*What you will do*:
Quote, line for line, the entries from the first through the one containing "const labelPoint = [[baseValues[0]". Pictures are left out.

*The input*:

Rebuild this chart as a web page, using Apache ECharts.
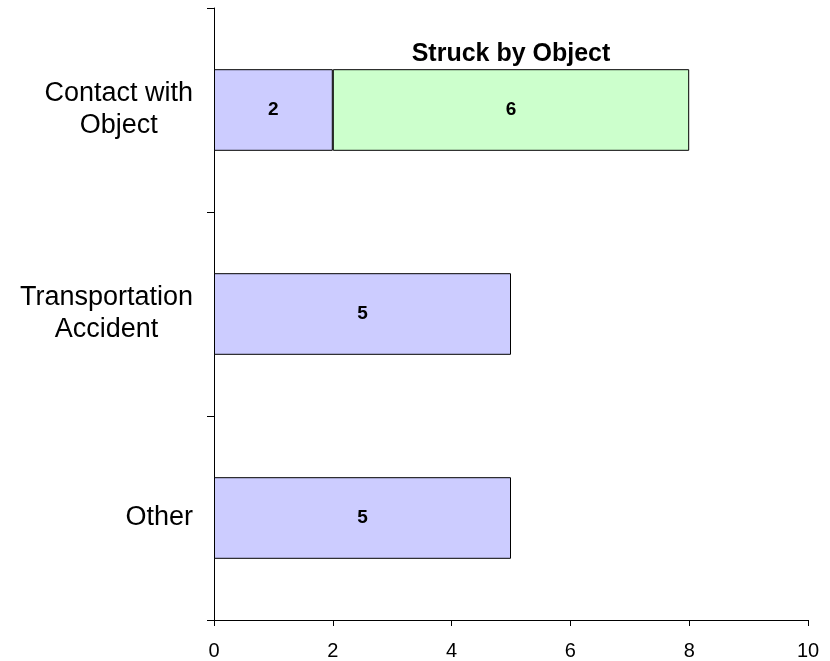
<!DOCTYPE html>
<html>
<head>
<meta charset="utf-8">
<script src="https://cdn.jsdelivr.net/npm/echarts@6/dist/echarts.min.js"></script>
<style>html,body{margin:0;padding:0;background:#fff;}#c{width:830px;height:661px;}</style>
</head>
<body>
<div id="c"></div>
<script>
const categories = ['Contact with\nObject', 'Transportation\nAccident', 'Other'];
const baseValues = [2, 5, 5];
const struckValues = [6, null, null];
const struckName = 'Struck by Object';
const xTicks = [0, 2, 4, 6, 8, 10];

const chart = echarts.init(document.getElementById('c'));
const FONT = '"Liberation Sans", Arial, sans-serif';
const labelPoint = [[baseValues[0] + struckValues[0] / 2, categories[0]]];

chart.setOption({
  animation: false,
  backgroundColor: '#ffffff',
  grid: { left: 214, right: 22, top: 8, bottom: 40 },
  xAxis: {
    type: 'value', min: xTicks[0], max: xTicks[xTicks.length - 1], interval: 2,
    axisLine: { show: true, lineStyle: { color: '#000', width: 1 } },
    axisTick: { show: true, length: 6, lineStyle: { color: '#000' } },
    splitLine: { show: false },
    axisLabel: { color: '#000', fontSize: 20, fontFamily: FONT, margin: 21 }
  },
  yAxis: {
    type: 'category', data: categories, inverse: true,
    axisLine: { show: true, lineStyle: { color: '#000', width: 1 } },
    axisTick: { show: true, length: 7, lineStyle: { color: '#000' } },
    axisLabel: {
      margin: 21,
      formatter: v => v.split('\n').map(s => '{a|' + s + '}').join('\n'),
      rich: { a: { color: '#000', fontSize: 27, fontFamily: FONT, lineHeight: 32, align: 'center' } }
    }
  },
  series: [
    {
      type: 'bar', stack: 's', data: baseValues, barCategoryGap: '60%',
      itemStyle: { color: '#CCCCFF', borderColor: '#000', borderWidth: 1 },
      label: { show: true, position: 'inside', color: '#000', fontSize: 19, fontWeight: 'bold', fontFamily: FONT }
    },
    {
      name: struckName, type: 'bar', stack: 's', data: struckValues, barCategoryGap: '60%',
      itemStyle: { color: '#CCFFCC', borderColor: '#000', borderWidth: 1 },
      label: { show: true, position: 'inside', color: '#000', fontSize: 19, fontWeight: 'bold', fontFamily: FONT }
    },
    {
      type: 'scatter', data: labelPoint, symbol: 'rect', symbolSize: 1, silent: true,
      itemStyle: { color: 'rgba(0,0,0,0)', opacity: 1 },
      label: { show: true, position: 'inside', offset: [0, -56], formatter: struckName,
        color: '#000', opacity: 1, textBorderWidth: 0, fontSize: 25, fontWeight: 'bold', fontFamily: FONT }
    }
  ]
});
</script>
</body>
</html>
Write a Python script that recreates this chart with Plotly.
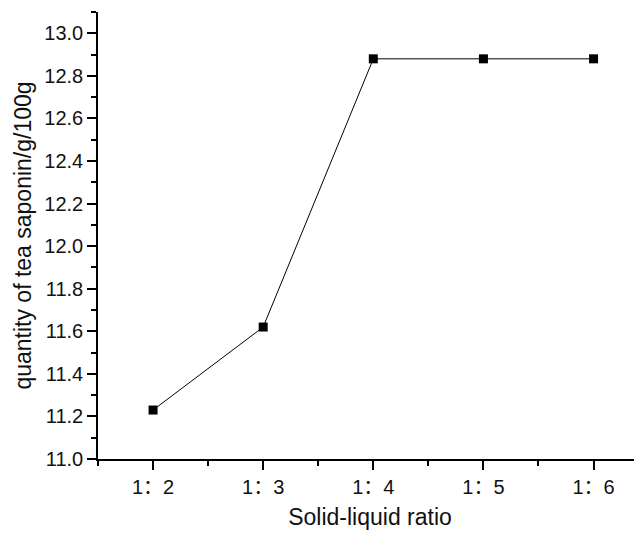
import plotly.graph_objects as go

categories = ["1：2", "1：3", "1：4", "1：5", "1：6"]
saponin = [11.23, 11.62, 12.88, 12.88, 12.88]
x_title = "Solid-liquid ratio"
y_title = "quantity of tea saponin/g/100g"

xpos = list(range(len(categories)))

fig = go.Figure(go.Scatter(
    x=xpos, y=saponin, mode="lines+markers",
    line=dict(color="black", width=1),
    marker=dict(symbol="square", size=9, color="black"),
))

font = dict(family="Liberation Sans, Arial, Noto Sans CJK SC, sans-serif", color="#111111")

# page body has an 8px margin, so the figure is 8px smaller and margins shifted
fig.update_layout(
    width=634, height=527,
    margin=dict(l=90, r=0, t=4, b=76),
    plot_bgcolor="white", paper_bgcolor="white",
    showlegend=False,
    font=dict(**font, size=20),
)
fig.update_xaxes(
    range=[-0.5, 4.44], tickmode="array", tickvals=xpos, ticktext=categories,
    showgrid=False, zeroline=False, showline=True, linecolor="black", linewidth=1.5,
    ticks="outside", ticklen=9, tickwidth=1.5, tickcolor="black",
    minor=dict(tickmode="linear", tick0=0, dtick=0.5, ticks="outside", ticklen=5, tickwidth=1.5, tickcolor="black", showgrid=False),
    tickfont=dict(size=20),
    title=dict(text=x_title, font=dict(size=23), standoff=12),
    automargin=False,
)
fig.update_yaxes(
    range=[11.0, 13.1], tick0=11.0, dtick=0.2, tickformat=".1f",
    showgrid=False, zeroline=False, showline=True, linecolor="black", linewidth=1.5,
    ticks="outside", ticklen=9, tickwidth=1.5, tickcolor="black",
    minor=dict(dtick=0.1, ticks="outside", ticklen=5, tickwidth=1.5, tickcolor="black", showgrid=False),
    tickfont=dict(size=20),
    title=dict(text=y_title, font=dict(size=23), standoff=6),
    automargin=False,
)

fig.write_html("out.html")
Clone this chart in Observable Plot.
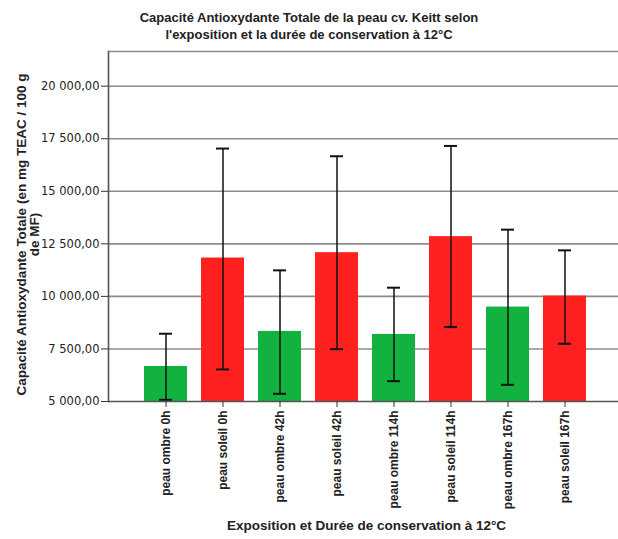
<!DOCTYPE html>
<html><head><meta charset="utf-8">
<script src="https://cdn.jsdelivr.net/npm/d3@7"></script>
<script src="https://cdn.jsdelivr.net/npm/@observablehq/plot@0.6"></script>
<style>
body{margin:0;background:#fff;}
#title{width:618px;text-align:center;font:bold 13px "Liberation Sans",Arial,sans-serif;line-height:16.5px;padding-top:10px;height:32px;color:#222;}
</style></head><body>
<div id="title">Capacité Antioxydante Totale de la peau cv. Keitt selon<br>l'exposition et la durée de conservation à 12°C</div>
<div id="chart"></div>
<script>
const categories = ["peau ombre 0h","peau soleil 0h","peau ombre 42h","peau soleil 42h","peau ombre 114h","peau soleil 114h","peau ombre 167h","peau soleil 167h"];
const exposition = ["ombre","soleil","ombre","soleil","ombre","soleil","ombre","soleil"];
const means   = [6667, 11825, 8333, 12080, 8190, 12843, 9492, 10016];
const errLow  = [5080, 6524, 5365, 7490, 5968, 8540, 5794, 7746];
const errHigh = [8224, 17033, 11238, 16667, 10414, 17157, 13175, 12190];
const yTicks  = [5000, 7500, 10000, 12500, 15000, 17500, 20000];
const yDomain = [5000, 21650];
const yLabel = "Capacité Antioxydante Totale (en mg TEAC / 100 g\nde MF)";
const xLabel = "Exposition et Durée de conservation à 12°C";

const data = categories.map((c, i) => ({cat: c, expo: exposition[i], mean: means[i], low: errLow[i], high: errHigh[i]}));
const loc = d3.formatLocale({decimal: ",", thousands: "\u00a0", grouping: [3], currency: ["", "€"]});
const fmt = loc.format(",.2f");

const chart = Plot.plot({
  width: 618, height: 497,
  marginTop: 9, marginBottom: 138, marginLeft: 108, marginRight: 0,
  style: {fontFamily: "'Liberation Sans', Arial, sans-serif", color: "#222", background: "#fff"},
  x: {domain: categories, range: [134, 596.5], paddingInner: 0.24, paddingOuter: 0.12},
  y: {domain: yDomain},
  color: {domain: ["ombre", "soleil"], range: ["#12b240", "#ff2020"]},
  marks: [
    Plot.ruleY(yTicks.slice(1), {stroke: "#8c8c8c", strokeWidth: 1.6}),
    Plot.ruleY([yDomain[1]], {stroke: "#8c8c8c", strokeWidth: 1.6}),
    Plot.barY(data, {x: "cat", y1: yDomain[0], y2: "mean", fill: "expo"}),
    Plot.ruleX(data, {x: "cat", y1: "low", y2: "high", stroke: "#111", strokeWidth: 1.5}),
    Plot.tickY(data, {x: "cat", y: "low", insetLeft: 15, insetRight: 15, stroke: "#111", strokeWidth: 2}),
    Plot.tickY(data, {x: "cat", y: "high", insetLeft: 15, insetRight: 15, stroke: "#111", strokeWidth: 2}),
    Plot.ruleY([yDomain[0]], {stroke: "#555", strokeWidth: 1.6}),
    Plot.frame({anchor: "left", stroke: "#555", strokeWidth: 1.6}),
    Plot.axisY({ticks: yTicks, tickFormat: fmt, tickSize: 7, tickPadding: 2, fontFamily: "'DejaVu Sans', sans-serif", fontSize: 11.5, label: null, stroke: "#333"}),
    Plot.axisX({tickRotate: -90, tickSize: 6, tickPadding: 3, label: null, fontWeight: "bold", fontSize: 12, stroke: "#333"}),
    Plot.text([yLabel], {frameAnchor: "left", rotate: -90, dx: -80.5, dy: 8, textAnchor: "middle", lineAnchor: "middle", fontWeight: "bold", fontSize: 13.5, lineHeight: 1.0, fill: "#222"}),
    Plot.text([xLabel], {frameAnchor: "bottom", dx: 3, dy: 124, textAnchor: "middle", lineAnchor: "middle", fontWeight: "bold", fontSize: 13.5, fill: "#222"})
  ]
});
document.getElementById("chart").appendChild(chart);
</script>
</body></html>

*Answer to the exercise*:
Rebuild this chart as a web page, using Apache ECharts.
<!DOCTYPE html>
<html>
<head>
<meta charset="utf-8">
<script src="https://cdn.jsdelivr.net/npm/echarts@6/dist/echarts.min.js"></script>
<style>html,body{margin:0;padding:0;background:#fff;}#c{width:830px;height:661px;}</style>
</head>
<body>
<div id="c"></div>
<script>
const categories = ['Contact with\nObject', 'Transportation\nAccident', 'Other'];
const baseValues = [2, 5, 5];
const struckValues = [6, null, null];
const struckName = 'Struck by Object';
const xTicks = [0, 2, 4, 6, 8, 10];

const chart = echarts.init(document.getElementById('c'));
const FONT = '"Liberation Sans", Arial, sans-serif';
const labelPoint = [[baseValues[0] + struckValues[0] / 2, categories[0]]];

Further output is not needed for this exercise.